Poinsettias in Every Shape and Size

There's more to poinsettias than meets the eye. Check out our tips for choosing the best for you!

Poinsettias are a longtime favorite holiday décor item because of their bright red color. But did you know they come in a variety of shapes, sizes and colors?

Variegated poinsettias

offer multicolor texture. The old jingle bells types (with red leaves splashed with white) are some of the most common, but you’ll also see pink with white edges, red with white edges, white with pink speckles and more.


Variegated poinsettias don’t require any special care -- treat them just like their single-color cousins  (which means keeping the soil moist, but not wet and keeping the plants protected from hot and cold air drafts). 

Mini poinsettias

are a relatively new trend. These charmers are grown in tiny pots and are perfect for using as place settings, centerpieces, and decorating your desk at work. You usually find them in red, but look hard and you may see them in a variety of other colors. 

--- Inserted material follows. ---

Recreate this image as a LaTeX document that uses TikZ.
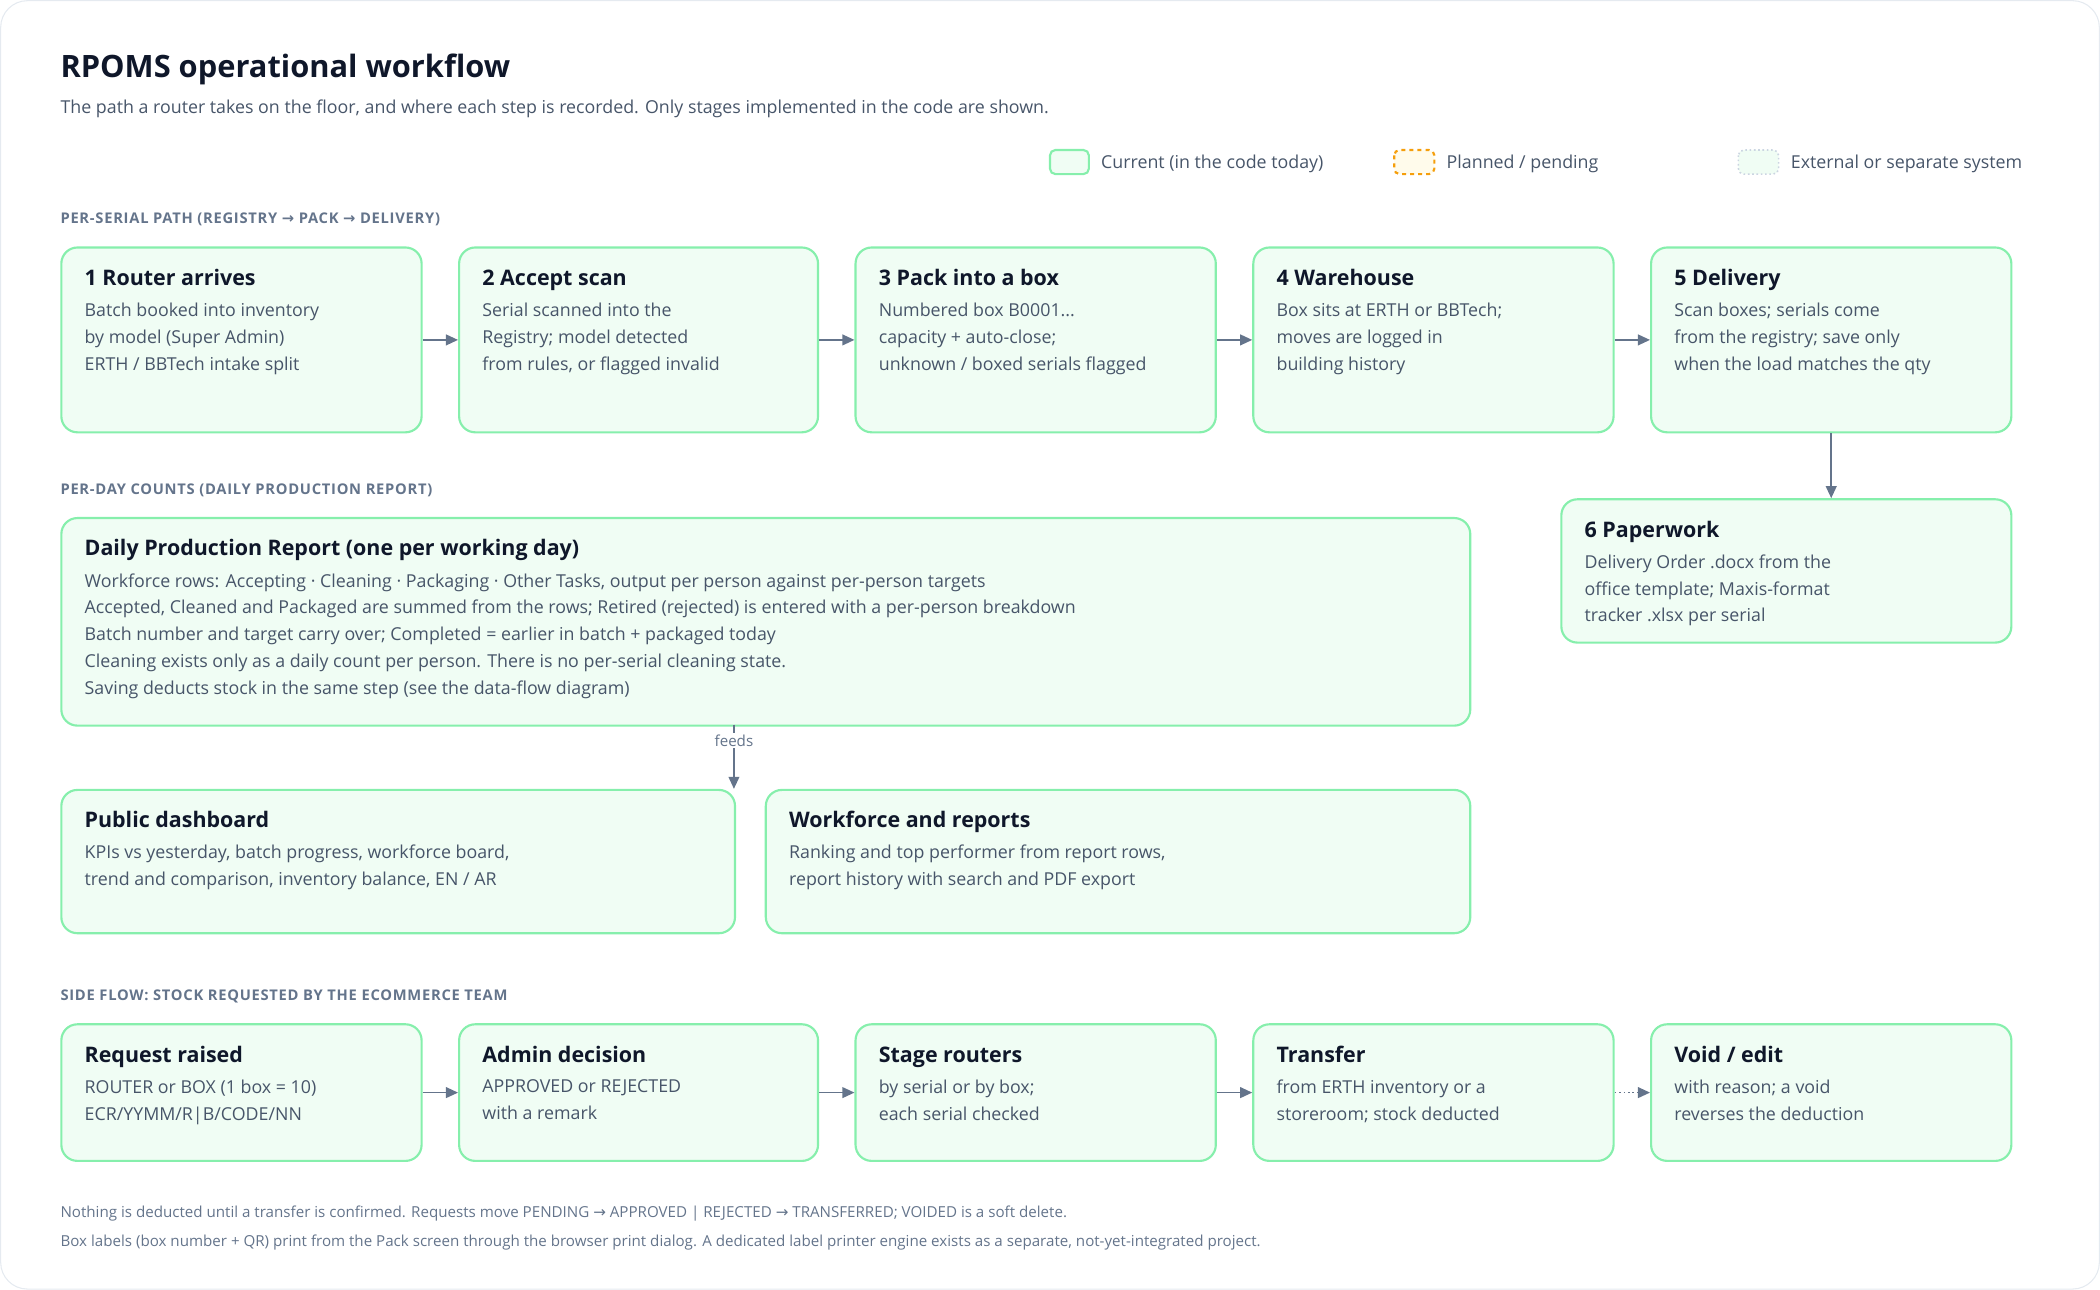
\documentclass[tikz,border=0pt]{standalone}
\usepackage{fontspec}
\setmainfont{Open Sans}
\newfontfamily\symfont{DejaVu Sans}
\usetikzlibrary{arrows.meta,positioning}
\definecolor{boxline}{HTML}{86EFAC}
\definecolor{boxfill}{HTML}{F0FDF4}
\definecolor{inkdark}{HTML}{0F172A}
\definecolor{inkbody}{HTML}{475569}
\definecolor{inkhead}{HTML}{64748B}
\definecolor{arrowgray}{HTML}{64748B}
\definecolor{planline}{HTML}{F59E0B}
\definecolor{planfill}{HTML}{FFFBEB}
\definecolor{extline}{HTML}{CBD5E1}
\newcommand{\rarr}{{\symfont →}}
\tikzset{
  stage/.style={draw=boxline, fill=boxfill, line width=1.6pt, rounded corners=12pt, anchor=north west, inner sep=0pt},
  stagetitle/.style={anchor=base west, inner sep=0pt, text=inkdark, font=\fontsize{16}{20}\selectfont\bfseries},
  stagebody/.style={anchor=north west, inner sep=0pt, text=inkbody, align=left, font=\fontsize{13.3}{20}\selectfont},
  sectionhead/.style={anchor=base west, inner sep=0pt, text=inkhead, font=\fontsize{11}{14}\selectfont\bfseries\addfontfeatures{LetterSpace=5}},
  flow/.style={draw=arrowgray, line width=1.3pt, -{Triangle[length=9pt,width=8pt]}},
  note/.style={anchor=base west, inner sep=0pt, text=inkhead, font=\fontsize{11.3}{14}\selectfont},
}
% box: name, x, y, width, height, title, body
\newcommand{\stagebox}[7]{%
  \node[stage, minimum width=#4pt, minimum height=#5pt] (#1) at (#2,#3) {};
  \node[stagetitle] (#1-t) at (#2+18,#3+29) {#6};
  \node[stagebody] (#1-b) at (#2+18,#3+42) {#7};
}
\begin{document}
\begin{tikzpicture}[x=1pt,y=1pt,yscale=-1]
  \useasboundingbox (0,0) rectangle (1568,963);
  \draw[extline!50, line width=0.8pt, rounded corners=20pt] (0.5,0.5) rectangle (1567.5,962.5);

  % Heading
  \node[anchor=base west, inner sep=0pt, text=inkdark, font=\fontsize{23}{28}\selectfont\bfseries] (title) at (45,58) {RPOMS operational workflow};
  \node[anchor=base west, inner sep=0pt, text=inkbody, font=\fontsize{13.3}{16}\selectfont] (subtitle) at (45,85) {The path a router takes on the floor, and where each step is recorded. Only stages implemented in the code are shown.};

  % Legend
  \draw[boxline, fill=boxfill, line width=1.6pt, rounded corners=4pt] (784,112) rectangle (813,130);
  \node[note, text=inkbody, font=\fontsize{13.3}{16}\selectfont] (leg1) at (822,126) {Current (in the code today)};
  \draw[planline, fill=planfill, line width=1.6pt, dashed, rounded corners=4pt] (1041,112) rectangle (1071,130);
  \node[note, text=inkbody, font=\fontsize{13.3}{16}\selectfont] (leg2) at (1080,126) {Planned / pending};
  \draw[extline, fill=boxfill, line width=1.2pt, dotted, rounded corners=4pt] (1298,112) rectangle (1328,130);
  \node[note, text=inkbody, font=\fontsize{13.3}{16}\selectfont] (leg3) at (1337,126) {External or separate system};

  % Per-serial path
  \node[sectionhead] (h1) at (45,167) {PER-SERIAL PATH (REGISTRY \rarr{} PACK \rarr{} DELIVERY)};
  \stagebox{arrive}{45}{184}{269}{138}{1 Router arrives}{Batch booked into inventory\\by model (Super Admin)\\ERTH / BBTech intake split}
  \stagebox{accept}{342}{184}{268}{138}{2 Accept scan}{Serial scanned into the\\Registry; model detected\\from rules, or flagged invalid}
  \stagebox{pack}{638}{184}{269}{138}{3 Pack into a box}{Numbered box B0001...\\capacity + auto-close;\\unknown / boxed serials flagged}
  \stagebox{store}{935}{184}{269}{138}{4 Warehouse}{Box sits at ERTH or BBTech;\\moves are logged in\\building history}
  \stagebox{deliver}{1232}{184}{269}{138}{5 Delivery}{Scan boxes; serials come\\from the registry; save only\\when the load matches the qty}
  \stagebox{paper}{1165}{372}{336}{107}{6 Paperwork}{Delivery Order .docx from the\\office template; Maxis-format\\tracker .xlsx per serial}

  \draw[flow] (arrive.east) -- (accept.west);
  \draw[flow] (accept.east) -- (pack.west);
  \draw[flow] (pack.east) -- (store.west);
  \draw[flow] (store.east) -- (deliver.west);
  \draw[flow] (deliver.south) -- (deliver.south |- paper.north);

  % Per-day counts
  \node[sectionhead] (h2) at (45,369) {PER-DAY COUNTS (DAILY PRODUCTION REPORT)};
  \stagebox{daily}{45}{386}{1052}{155}{Daily Production Report (one per working day)}{Workforce rows: Accepting · Cleaning · Packaging · Other Tasks, output per person against per-person targets\\Accepted, Cleaned and Packaged are summed from the rows; Retired (rejected) is entered with a per-person breakdown\\Batch number and target carry over; Completed = earlier in batch + packaged today\\Cleaning exists only as a daily count per person. There is no per-serial cleaning state.\\Saving deducts stock in the same step (see the data-flow diagram)}
  \stagebox{dash}{45}{589}{503}{107}{Public dashboard}{KPIs vs yesterday, batch progress, workforce board,\\trend and comparison, inventory balance, EN / AR}
  \stagebox{reports}{571}{589}{526}{107}{Workforce and reports}{Ranking and top performer from report rows,\\report history with search and PDF export}

  \coordinate (feedtop) at (548,541);
  \draw[flow] (feedtop) -- (feedtop |- dash.north) node[pos=0.25, fill=white, inner sep=1pt, text=inkhead, font=\fontsize{11.3}{14}\selectfont] (feedlbl) {feeds};

  % Side flow
  \node[sectionhead] (h3) at (45,747) {SIDE FLOW: STOCK REQUESTED BY THE ECOMMERCE TEAM};
  \stagebox{request}{45}{764}{269}{102}{Request raised}{ROUTER or BOX (1 box = 10)\\ECR/YYMM/R|B/CODE/NN}
  \stagebox{decide}{342}{764}{268}{102}{Admin decision}{APPROVED or REJECTED\\with a remark}
  \stagebox{stage}{638}{764}{269}{102}{Stage routers}{by serial or by box;\\each serial checked}
  \stagebox{transfer}{935}{764}{269}{102}{Transfer}{from ERTH inventory or a\\storeroom; stock deducted}
  \stagebox{void}{1232}{764}{269}{102}{Void / edit}{with reason; a void\\reverses the deduction}

  \draw[flow] (request.east) -- (decide.west);
  \draw[flow] (decide.east) -- (stage.west);
  \draw[flow] (stage.east) -- (transfer.west);
  \draw[flow, dotted] (transfer.east) -- (void.west);

  % Footnotes
  \node[note] (fn1) at (45,909) {Nothing is deducted until a transfer is confirmed. Requests move PENDING \rarr{} APPROVED | REJECTED \rarr{} TRANSFERRED; VOIDED is a soft delete.};
  \node[note] (fn2) at (45,931) {Box labels (box number + QR) print from the Pack screen through the browser print dialog. A dedicated label printer engine exists as a separate, not-yet-integrated project.};
\end{tikzpicture}
\end{document}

Because their pots are so small, you may need to water mini poinsettias a little more often than their larger cousins. 

White poinsettias

are not new, but many people have never noticed them before. They add an elegant, refined touch to home décor, especially when used with silver or blue color schemes. Of course, they’re brilliant with red, too; you can’t go wrong mixing red and white poinsettias together! 


If you’ve avoided growing poinsettias in the past because of children or pets, you don’t need to worry. It’s a myth that poinsettias are poisonous. If consumed, they can cause a stomach ache, but they’re not toxic. 

Tree poinsettias

are some of the most distinct poinsettias around. Growers train these poinsettias to grow straight up and only branch at the top, creating a lollipop look. You can find tree-form poinsettias in a variety of sizes, from tabletop to waist high, as well as in an array of colors.


You can grow your own poinsettia tree just like the professionals do: just prune all the branches off one straight stem. Then when it gets the height you want, pinch the top of the plant off to make it grow a bushy canopy.

Poinsettia planters

create extra cheer and color by combining several types of plants. White chrysanthemums are a classic, as is Diamond Frost and other varieties of euphorbia. Other houseplants work, too -- such as the polka-dot plant shown here. 


If you make your own planters, be sure to pair varieties that have similar light, temperature, and water needs as poinsettias. That way both plants can look their best through the holidays.